My eyes are fixed upon his delightful body
And I do not wonder at his beauty.
His waist is a sapling, his face a moon,
And loveliness rolls off his rosy cheek.
I die of love for you, but keep this secret:
The tie that binds us is an unbreakable rope.
How much time did your creation take, O angel?
So what! All I want is to sing your praises."

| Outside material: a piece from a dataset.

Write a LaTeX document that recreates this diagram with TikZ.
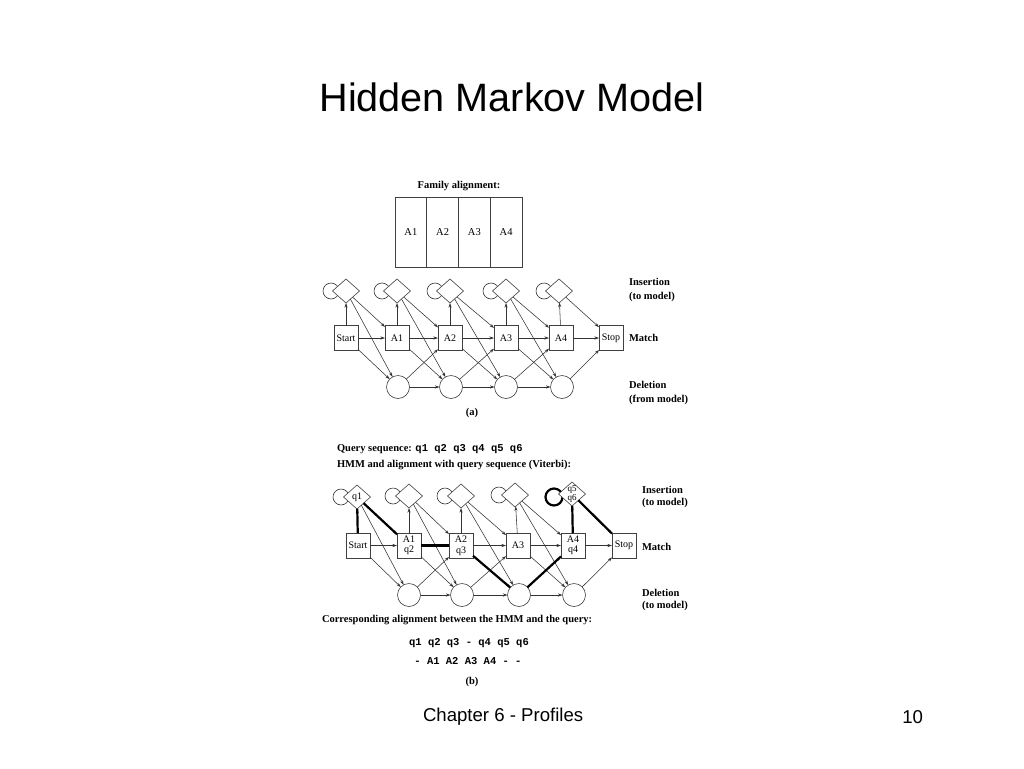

Nuwas lived in Baghdad and is honoured with a statue and grand boulevard. Taia remembers studying these poems in school. But this is consistent with the complicated relationship with homosexuality, and with culture and learning in the Muslim world (see Brian Whitaker, Unspeakable Love: Gay and Lesbian Life in the Middle East [Saqi, 2006]). The conundrum of Morocco is mirrored in many Muslim countries. It is two countries; one rich, well-travelled and at home with western culture; the other, poor, poorly educated, conservative and devoutly Muslim. Rich Moroccans attend university in Europe or America and return to Morocco with the coveted foreign degree and a taste for western culture. Legally, Morocco is a conservative Muslim country with a penal code rooted in sharia law, but women in rich neighbourhoods wear the latest revealing European fashions and go about with uncovered heads. The wealthy serve alcohol at parties; they invite gay people into their homes. In poor districts, the public attire for women is a foulard and a shapeless djellaba, the loose-fitting garment Moroccans wear to cover their clothes.

When Abdellah began attracting notice, the (Islamist) Justice and Development Party (PJD) complained in its official newspaper that the news media gave him too much attention. Readers wrote to the magazine, calling him a zamel, a derogatory word for gays in Moroccan Arabic. They said that if Morocco were truly a Muslim country, Taia would be stoned.

People cringed when the Iranian president Mahmoud Ahmadinejad told an Columbia University audience in September 2007 that there were no gay people in Iran. In recent years, gay men as young as 17 have been publicly executed in Iran for the crime of homosexuality. Taia said that had he revealed his homosexuality in another Muslim country he would have been banned and the newspapers that covered him censured. The king that inherited Morocco's throne in 1999 has tried to make the country more liberal. But this latest news about the trial changes how Taia feels about Morocco. It no longer seems progressive, but dangerous.

A far country

It's a strange paradox that in some cases the regard of others protects people and in some it endangers them. While the regard resulted in men being persecuted in Morocco, another case in December 2007 at the opposite end of the Arab world - in the United Arab Emirates - showed publicity's other face. There, three local men were found guilty of raping Alexandre Robert, a male French teenager. But until Robert's mother, a journalist, used all of her resources to focus international attention on the case, Robert had to leave the country because he was at risk of being prosecuted for homosexuality; and the authorities were uninterested in prosecuting his attackers. Robert's mother took the story to papers in the United States, Britain and France in addition to involving the government. Only then were the attackers charged and prosecuted.

Abdellah Taia's writing has made him famous in Europe. His books have been translated into Spanish and Dutch, and he is featured in newspapers across the continent. In Morocco itself, Taia's European success has made him a welcome guest in the salons of the wealthy, a long way from the poor neighbourhood where he grew up, and the last place, Taia, who is proud of his origins, only ever wanted or expected to find welcome and acceptance. But he's fortunate that this fresh challenge finds him caught between two worlds rather than trapped in jail. Taia, who lives in Paris, admits that coming out in Morocco was easier for him because he knew he could leave the country and return to France.

Human Rights Watch, Amnesty International and other organisations have called for the six jailed Moroccans to be freed. Their jail terms are short, and likely they will quietly be released in a few months with their conviction serving as a reminder to gays in Morocco to remember their place, which is in the shadows. It will also serve as a harsh rebuke from the imams to the Moroccan public, a reminder of their reach.